A militância ateísta de Richard Dawkins, Daniel Dennett, Sam Harris, Michel Onfray e outros não me parece, da modo algum, agressiva e mesquinha. Pelo que já li desses autores (todos os livros do Dawkins, “Quebrando o Encanto” do Dennett, “Tratado de Ateololgia”, do Onfray e “Carta a uma nação Cristã” do Harris) eles são muito mais educados e têm muito mais consideração pelos crentes do que reciprocamente os crentes em relação aos ateus. Outros autores ateístas que já lí, como Bertrand Russell e Andrè Conte-Sponville, por exemplo, também são respeitosos em relação aos crentes. Certamente que mostram, sem meandros, como eles estão equivocados e condenam, mas mesmo assim com cortesia e elegância verbal, os aproveitadores da credulidade do povo. Esta é uma postura que precisa mesmo ser posta em prática, pois está mais do que cabalmente demonstrado como as crenças, e sua pior manifestação, as religiões organizadas, são nefastas à humanidade. É certo que muita coisa boa se fez em nome de crenças e religiões, mormente no quesito filantropia, mas nada que não pudesse ser feito sem o envolvimento das crenças e religiões. Veja-se, por exemplo, os “Médicos sem Fronteiras”. É preciso que políticos ateus, como o Fernando Henrique, assumam sua condição de peito aberto (não estou abonando e nem estigmatizando o Fernando Henrique em nada aqui, exceto nisto). Tenho orgulho em me proclamar ateu perante todo mundo, sempre que inquirido a respeito, e defendo com bons argumentos minha posição. Apesar disto sou um pessoa conceituada e respeitada em meu meio social por tudo que faço e por minha conduta pessoal e social, além de admirado em meu exercício profissional de professor e administrador escolar. Aproveito tudo isso em benefício da causa ateísta e vejo como missão de minha vida tornar o mundo melhor pelo esclarecimento do povo neste aspecto.

A coisa mais importante para uma correta conduta intelectual é o espírito livre-pensador, inteiramente dissociado de qualquer dogmatismo mas também aberto a todas as possibilidades. O dogmatismo ateísta, bem como o marxismo dogmático são extremamente nocivos, do mesmo modo que o fanatismo religioso de muitos muçulmanos e mesmo de certas facções cristãs. A postura cética correta é a postura da dúvida, jamais levada a um plano dogmático.
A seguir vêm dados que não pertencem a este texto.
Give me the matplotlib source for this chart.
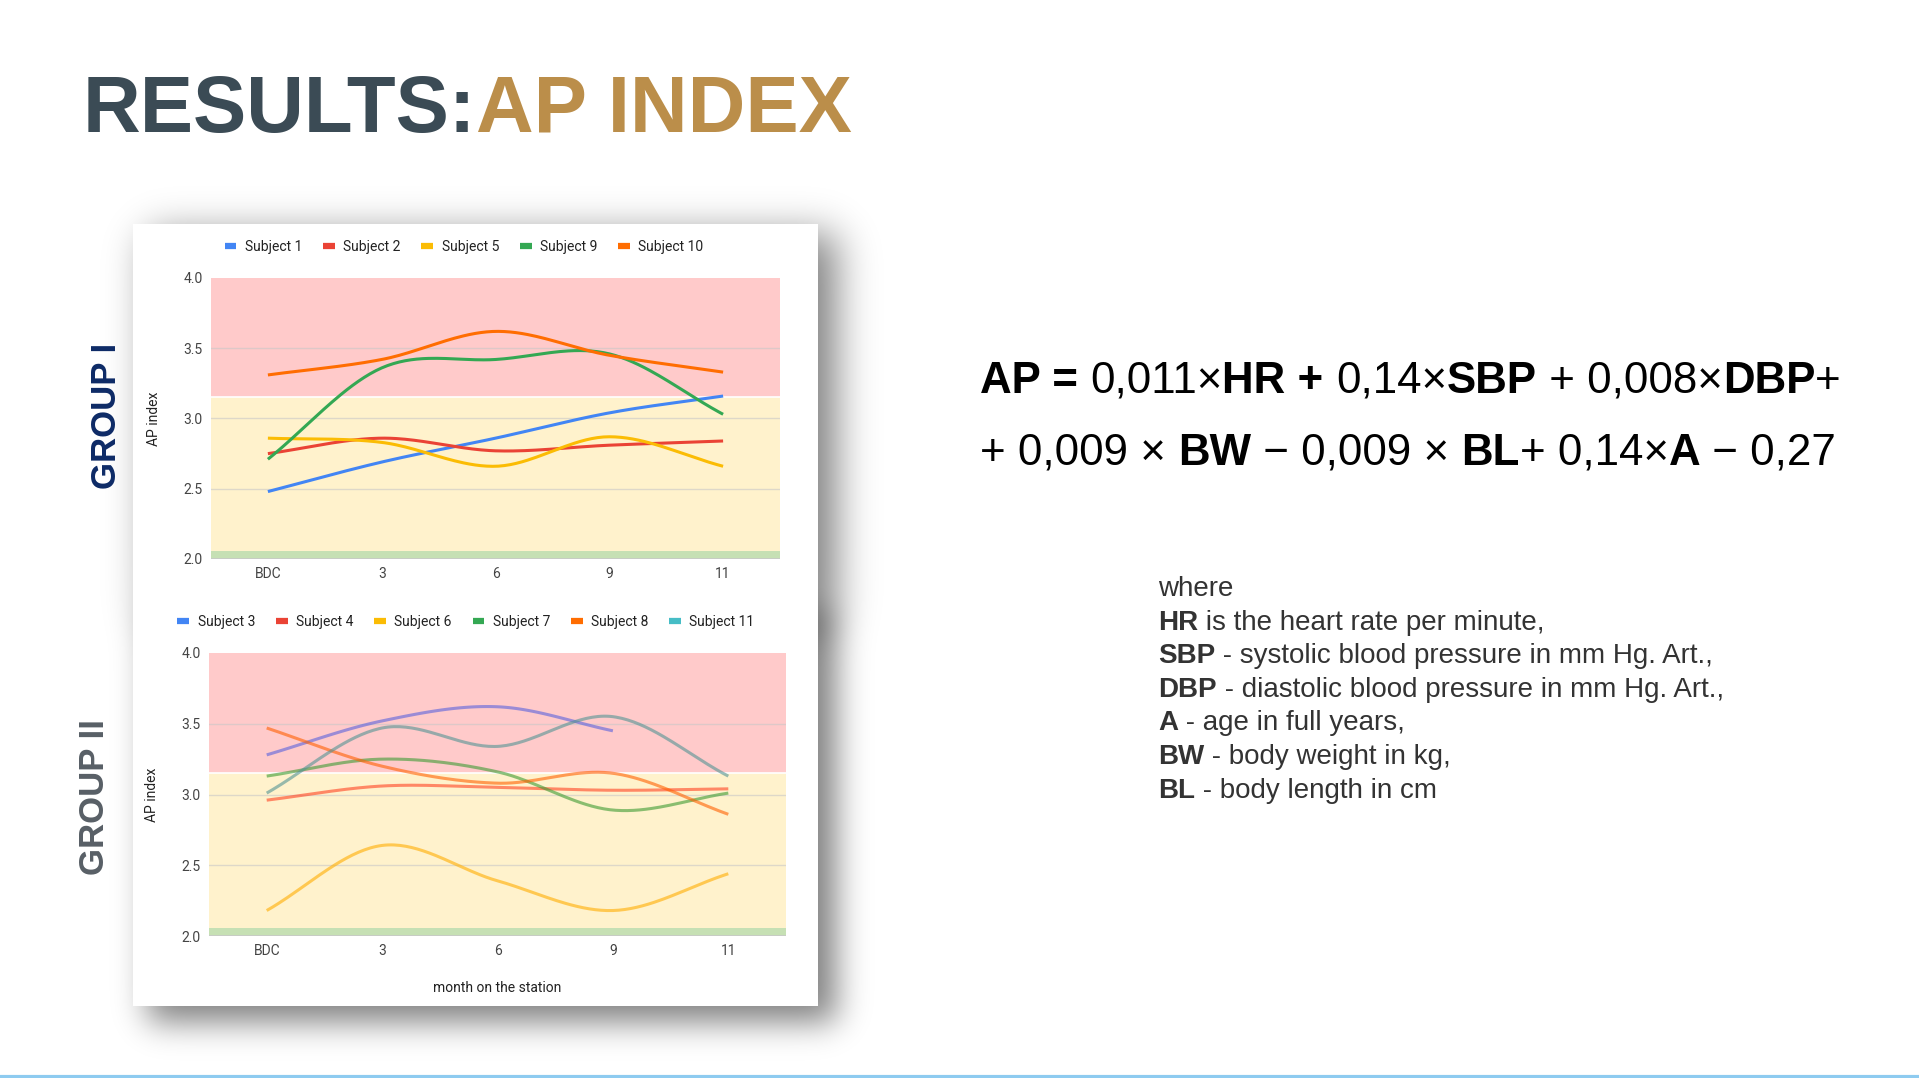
import math
import numpy as np
import matplotlib
matplotlib.use('Agg')
import matplotlib.pyplot as plt
from matplotlib.lines import Line2D
from matplotlib.patches import Rectangle

W, H = 1919, 1078

months = ['BDC', '3', '6', '9', '11']

# group I
g1_names = ['Subject 1', 'Subject 2', 'Subject 5', 'Subject 9', 'Subject 10']
s1 = [2.48, 2.69, 2.86, 3.04, 3.16]
s2 = [2.75, 2.86, 2.77, 2.81, 2.84]
s5 = [2.86, 2.83, 2.66, 2.87, 2.66]
s9 = [2.71, 3.36, 3.42, 3.46, 3.03]
s10 = [3.31, 3.42, 3.62, 3.45, 3.33]
g1_colors = ['#4285F4', '#EA4335', '#FBBC04', '#34A853', '#FF6D01']

# group II
g2_names = ['Subject 3', 'Subject 4', 'Subject 6', 'Subject 7', 'Subject 8', 'Subject 11']
s3 = [3.28, 3.52, 3.62, 3.45, np.nan]
s4 = [2.96, 3.06, 3.05, 3.03, 3.04]
s6 = [2.18, 2.64, 2.39, 2.18, 2.44]
s7 = [3.13, 3.25, 3.16, 2.89, 3.01]
s8 = [3.47, 3.20, 3.08, 3.15, 2.86]
s11 = [3.01, 3.47, 3.34, 3.55, 3.13]
g2_colors = ['#4285F4', '#EA4335', '#FBBC04', '#34A853', '#FF6D01', '#46BDC6']
g2_line_colors = ['#5861DE', '#FF4121', '#FFAD00', '#3C9B32', '#FF5F00', '#529394']

# zones of the index
zones = [(2.0, 2.06, '#C6E0B4'), (2.06, 3.15, '#FFF2CC'), (3.15, 4.0, '#FFCACA')]


def smooth(y, n=40):
    # catmull-rom through the points that exist
    x = np.arange(len(y), dtype=float)
    y = np.asarray(y, dtype=float)
    ok = ~np.isnan(y)
    x, y = x[ok], y[ok]
    m = np.zeros_like(y)
    m[1:-1] = (y[2:] - y[:-2]) / 2
    m[0] = y[1] - y[0]
    m[-1] = y[-1] - y[-2]
    xs, ys = [], []
    for i in range(len(y) - 1):
        t = np.linspace(0, 1, n)
        h00 = 2 * t**3 - 3 * t**2 + 1
        h10 = t**3 - 2 * t**2 + t
        h01 = -2 * t**3 + 3 * t**2
        h11 = t**3 - t**2
        xs.append(x[i] + t)
        ys.append(h00 * y[i] + h10 * m[i] + h01 * y[i + 1] + h11 * m[i + 1])
    return np.concatenate(xs), np.concatenate(ys)


fig = plt.figure(figsize=(W / 100, H / 100), dpi=100)
fig.patch.set_facecolor('white')

bg = fig.add_axes([0, 0, 1, 1])
bg.set_xlim(0, W)
bg.set_ylim(H, 0)
bg.axis('off')

# panel shadows
panels = [(133, 224, 818, 602), (133, 602, 818, 1006)]
gx = np.arange(W) + 0.5
gy = np.arange(H) + 0.5
erf = np.vectorize(math.erf)
shade = np.zeros((H, W))
for (x0, y0, x1, y1), sig in zip(panels, [20.0, 16.0]):
    k = sig * 1.414
    fx = 0.5 * (erf((gx - x0 - 15) / k) - erf((gx - x1 - 18) / k))
    fy = 0.5 * (erf((gy - y0 - 10) / k) - erf((gy - y1 - 16) / k))
    shade = shade + np.outer(fy, fx)
shade = np.clip(shade, 0, 1)
rgba = np.zeros((H, W, 4))
rgba[..., 3] = shade * 0.5
bg.imshow(rgba, extent=[0, W, H, 0], zorder=0, interpolation='bilinear')
for x0, y0, x1, y1 in panels:
    bg.add_patch(Rectangle((x0, y0), x1 - x0, y1 - y0, facecolor='white', edgecolor='none', zorder=1))

bg.axhline(1076.5, color='#8ECBF0', lw=3, zorder=2)
bg.set_xlim(0, W)
bg.set_ylim(H, 0)

renderer = fig.canvas.get_renderer()


def width_of(s, **kw):
    t = bg.text(0, 0, 'x' + s + 'x', **kw)
    r = bg.text(0, 0, 'xx', **kw)
    w = t.get_window_extent(renderer).width - r.get_window_extent(renderer).width
    t.remove()
    r.remove()
    return w


def pieces(x, y, parts, size, family='Liberation Sans', color='#000000'):
    for s, bold, *col in parts:
        kw = dict(fontsize=size, family=family, fontweight='bold' if bold else 'normal')
        c = col[0] if col else color
        bg.text(x, y, s, color=c, va='baseline', ha='left', zorder=3, **kw)
        x += width_of(s, **kw)


pieces(83, 132, [('RESULTS:', True, '#3B4B55'), ('AP INDEX', True, '#BB8E4A')], 57.5)

pieces(980, 393, [('AP = ', True), ('0,011×', False), ('HR + ', True), ('0,14×', False),
                  ('SBP', True), (' + 0,008×', False), ('DBP', True), ('+', False)], 31.6)
pieces(980, 465, [('+ 0,009 × ', False), ('BW', True), (' − 0,009 × ', False), ('BL', True),
                  ('+ 0,14×', False), ('A', True), (' − 0,27', False)], 31.6)

where = [[('where', False)],
         [('HR', True), (' is the heart rate per minute,', False)],
         [('SBP', True), (' - systolic blood pressure in mm Hg. Art.,', False)],
         [('DBP', True), (' - diastolic blood pressure in mm Hg. Art.,', False)],
         [('A', True), (' - age in full years,', False)],
         [('BW', True), (' - body weight in kg,', False)],
         [('BL', True), (' - body length in cm', False)]]
for i, line in enumerate(where):
    pieces(1158, 596 + i * 33.6, line, 20, color='#333333')

bg.text(106, 416, 'GROUP I', rotation=90, ha='center', va='center', fontsize=25,
        fontweight='bold', family='Liberation Sans', color='#0D2A66', zorder=3)
bg.text(94, 797, 'GROUP II', rotation=90, ha='center', va='center', fontsize=25,
        fontweight='bold', family='Liberation Sans', color='#585F66', zorder=3)


def style(ax):
    ax.set_xlim(-0.5, 4.5)
    ax.set_ylim(2.0, 4.0)
    for lo, hi, c in zones:
        ax.axhspan(lo, hi, color=c, lw=0, zorder=0)
    ax.axhline(3.15, color='white', lw=1.2, zorder=0.5)
    for g in [2.5, 3.0, 3.5]:
        ax.axhline(g, color='#c8c8c8', lw=1, alpha=0.6, zorder=0.6)
    ax.axhline(2.0, color='#c8c8c8', lw=1.2, zorder=0.6)
    ax.set_xticks(range(len(months)))
    ax.set_xticklabels(months)
    ax.set_yticks([2.0, 2.5, 3.0, 3.5, 4.0])
    ax.set_yticklabels(['2.0', '2.5', '3.0', '3.5', '4.0'])
    ax.tick_params(length=0, labelsize=10, colors='#444444', pad=6)
    for lab in ax.get_xticklabels() + ax.get_yticklabels():
        lab.set_family('Roboto')
    for sp in ax.spines.values():
        sp.set_visible(False)
    ax.patch.set_alpha(0)
    ax.set_ylabel('AP index', fontsize=10, family='Roboto', color='#222222')
    ax.yaxis.set_label_coords(-0.087, 0.5)


ax1 = fig.add_axes([211 / W, 1 - 559 / H, 569 / W, 281 / H])
style(ax1)
for vals, c in zip([s1, s2, s5, s9, s10], g1_colors):
    xs, ys = smooth(vals)
    ax1.plot(xs, ys, color=c, lw=2.2, zorder=3, solid_capstyle='butt')

ax2 = fig.add_axes([209 / W, 1 - 936 / H, 577 / W, 283 / H])
style(ax2)
for vals, c in zip([s3, s4, s6, s7, s8, s11], g2_line_colors):
    xs, ys = smooth(vals)
    ax2.plot(xs, ys, color=c, lw=2.2, alpha=0.6, zorder=3, solid_capstyle='butt')
ax2.set_xlabel('month on the station', fontsize=10, family='Roboto', color='#222222')
ax2.xaxis.set_label_coords(0.5, -0.16)


def legend(names, colors, cx, cy):
    hs = [Line2D([], [], color=c, lw=4.5, solid_capstyle='butt') for c in colors]
    leg = fig.legend(hs, names, loc='center', bbox_to_anchor=(cx / W, 1 - cy / H), ncol=len(names),
                     frameon=False, handlelength=0.85, handletextpad=0.6, columnspacing=1.5,
                     prop={'family': 'Roboto', 'size': 10})
    for t in leg.get_texts():
        t.set_color('#222222')


legend(g1_names, g1_colors, 464, 247)
legend(g2_names, g2_colors, 466, 622)

fig.savefig('out.png', dpi=100)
A dúvida é um dos instrumentos da busca do conhecimento, e, portanto, da verdade. A verdade é um valor superior a qualquer crença. Assim, meu ateísmo é uma condição atual e provisória. Como já fui católico romano fiel, passando para agnóstico e depois para ateu, posso me tornar espírita ou budista. Tudo vai depender de onde eu acharei a verdade. Mas meu ceticismo é fundamental, pois sempre vou precisar duvidar de ter possuído a verdade, justamente para obter mais garantias de que a possua. O que almejo ver disseminado na humanidade, especialmente na juventude, é esta posição franca e aberta de tudo examinar e considerar, nada objetando “a priori”, por mais esquisito que seja. O problema das crenças, mesmo do ateísmo dogmático, é justamente a inflexibilidade, os antolhos da mente. Por exemplo, ando muito interssado no espiritismo, pois tenho uma irmã que o professa. Com todo o meu ceticismo, tenho lido as obras de Allan Kardec, como já li a Biblia, muitos trechos do Corão e pretendo ler os mais importantes Vedas. Mas leio também Richard Dawkins, Michel Onfray, Sam Harris e Daniel Dennett, como lí Bertrand Russell. A questão que coloco é como decidir por esta ou aquela explicação do mundo. Para mim só há duas possibilidades: a evidência dos sentidos ou as ponderações da razão. Penso que a Fé, qualquer que seja, não pode ser usada como critério de verdade, uma vez que há fiéis sinceros que creem em coisas inteiramente diferentes. Quanto ao espiritismo, não está conseguindo me convencer.